Sookhdeo explica cómo los teóricos islámicos, para arreglárselas con las muchas contradicciones que encuentran en el Qur’an[98], desarrollan el principio de la abrogación, mediante el cual los textos posteriores triunfan sobre los anteriores. Desafortunadamente, la mayoría de los pasajes pacíficos del Qur’an son anteriores, datando de la época de Mahoma en La Meca. Los versículos más beligerantes tienden a ser posteriores, tras su huida a Medina. El resultado es que

… el mantra «Islam es paz» está casi mil cuatrocientos años anticuado. Fue solo durante unos trece años que el islam fue paz y nada más que paz… Para los musulmanes radicales de hoy —así como para los juristas medievales que desarrollaron el islam clásico— sería más cierto decir que «Islam es guerra». Uno de los grupos islámicos más radicales de Inglaterra, al-Ghurabaa, declaró en el velatorio por dos atentados de Londres: «Cualquier musulmán que niegue que el terror es una parte del islam es kafir». Un kafir es un no-creyente (por ejemplo, un no-musulmán), un término de flagrante insulto…

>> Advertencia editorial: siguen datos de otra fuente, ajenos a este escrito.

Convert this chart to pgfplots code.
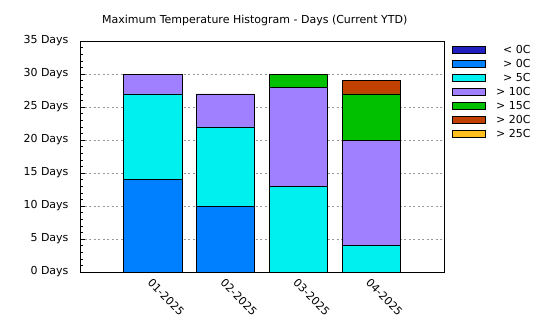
\documentclass[border=0pt]{standalone}
\usepackage{pgfplots}
\pgfplotsset{compat=1.18}
\usepackage{fontspec}
\setmainfont{DejaVu Sans}
\definecolor{cA}{HTML}{2020C0}
\definecolor{cB}{HTML}{0080FF}
\definecolor{cC}{HTML}{00F0F0}
\definecolor{cD}{HTML}{A080FF}
\definecolor{cE}{HTML}{00C000}
\definecolor{cF}{HTML}{C04000}
\definecolor{cG}{HTML}{FFC020}
\begin{document}
\begin{tikzpicture}[x=1bp,y=1bp]
\begin{axis}[
  scale only axis, width=364bp, height=231bp,
  ybar stacked, bar width=0.8,
  xmin=-1, xmax=4, ymin=0, ymax=35,
  xtick={0,1,2,3},
  xticklabels={01-2025,02-2025,03-2025,04-2025},
  x tick label style={rotate=-45, anchor=north west, inner sep=1pt, yshift=-3bp, xshift=3bp},
  xtick style={draw=none},
  ytick={0,5,...,35},
  minor ytick={0,1,...,35},
  yticklabel={\pgfmathprintnumber{\tick} Days},
  y tick label style={xshift=-8bp},
  tick pos=left, tick align=inside,
  major tick length=5bp, minor tick length=3bp,
  tick style={black, thin},
  ymajorgrids, grid style={black!40, dash pattern=on 2bp off 2.5bp, line width=0.8bp},
  axis line style={black},
  /pgf/number format/assume math mode=true,
  font=\fontsize{11bp}{13bp}\selectfont,
  tick label style={font=\fontsize{11bp}{13bp}\selectfont},
  title={Maximum Temperature Histogram - Days (Current YTD)},
  title style={at={(0.48,1)}, anchor=south, yshift=6bp, font=\fontsize{11bp}{13bp}\selectfont},
  legend style={at={(1.02,1)}, anchor=north west, draw=none, fill=none,
    font=\fontsize{11bp}{13bp}\selectfont, row sep=0.3bp, inner sep=0pt, yshift=-2bp,
    /tikz/every odd column/.append style={column sep=9bp}},
  legend cell align=right,
  legend image code/.code={\draw[#1, draw=black] (0bp,-3.5bp) rectangle (33bp,3.5bp);},
  every axis plot/.append style={draw=black, line width=0.6bp},
  clip=false,
]
\addlegendimage{fill=cA}\addlegendentry{< 0C}
\addplot[fill=cB] coordinates {(0,14) (1,10) (2,0) (3,0)};
\addlegendentry{> 0C}
\addplot[fill=cC] coordinates {(0,13) (1,12) (2,13) (3,4)};
\addlegendentry{> 5C}
\addplot[fill=cD] coordinates {(0,3) (1,5) (2,15) (3,16)};
\addlegendentry{> 10C}
\addplot[fill=cE] coordinates {(0,0) (1,0) (2,2) (3,7)};
\addlegendentry{> 15C}
\addplot[fill=cF] coordinates {(0,0) (1,0) (2,0) (3,2)};
\addlegendentry{> 20C}
\addlegendimage{fill=cG}\addlegendentry{> 25C}
\path (rel axis cs:-0.2198,-0.2511) (rel axis cs:1.2637,1.1775);
\end{axis}
\end{tikzpicture}
\end{document}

¿Pudo ser que los jóvenes que se suicidaron ni estuvieran al margen de la sociedad musulmana de Inglaterra ni siguieran una excéntrica y extremista interpretación de su fe, sino que provinieran del mismo corazón de la comunidad musulmana y estuvieran motivados por una interpretación dominante del islam?

De forma más general (y esto no se aplica menos al cristianismo que al islam), lo que es realmente pernicioso es la práctica de enseñar a los niños que la fe en sí misma es una virtud. La fe es un mal precisamente porque no requiere justificación y no tolera los argumentos. Enseñar a los niños que la fe indiscutida es una virtud les prepara —dados otros ciertos ingredientes que no son difíciles de adquirir— para convertirse en potenciales armas letales para futuras yihads o cruzadas. Inmunizados contra el miedo por la promesa de un Paraíso para los mártires, la auténtica cabeza de la fe merece un lugar privilegiado en la historia de los armamentos, junto con el arco, el caballo de guerra, el tanque y la bomba de fragmentación. Si se enseñara a los niños a cuestionarse sus creencias y a pensar en ellas, en vez de educarlos en la superior virtud de la fe sin cuestión, podríamos apostar a que no habría terroristas suicidas. Los terroristas suicidas hacen lo que hacen porque realmente creen lo que les enseñan en sus escuelas religiosas: que el deber hacia Dios excede todas las demás prioridades, y que el martirio en su servicio será recompensado en los jardines del Paraíso. Y han aprendido esa lección no necesariamente de fanáticos extremistas, sino de instructores religiosos principales, decentes y gentiles, quienes les han organizado en sus madrasas, les han sentado en filas, moviendo rítmicamente arriba y abajo sus inocentes cabecitas mientras que aprendían cada palabra del libro sagrado como loros enloquecidos. La fe puede ser muy, muy peligrosa, e implantarla deliberadamente en la vulnerable mente de un niño inocente es un error de extrema gravedad. En el siguiente capítulo volveremos a la niñez en sí misma y a la violación de la niñez por la religión.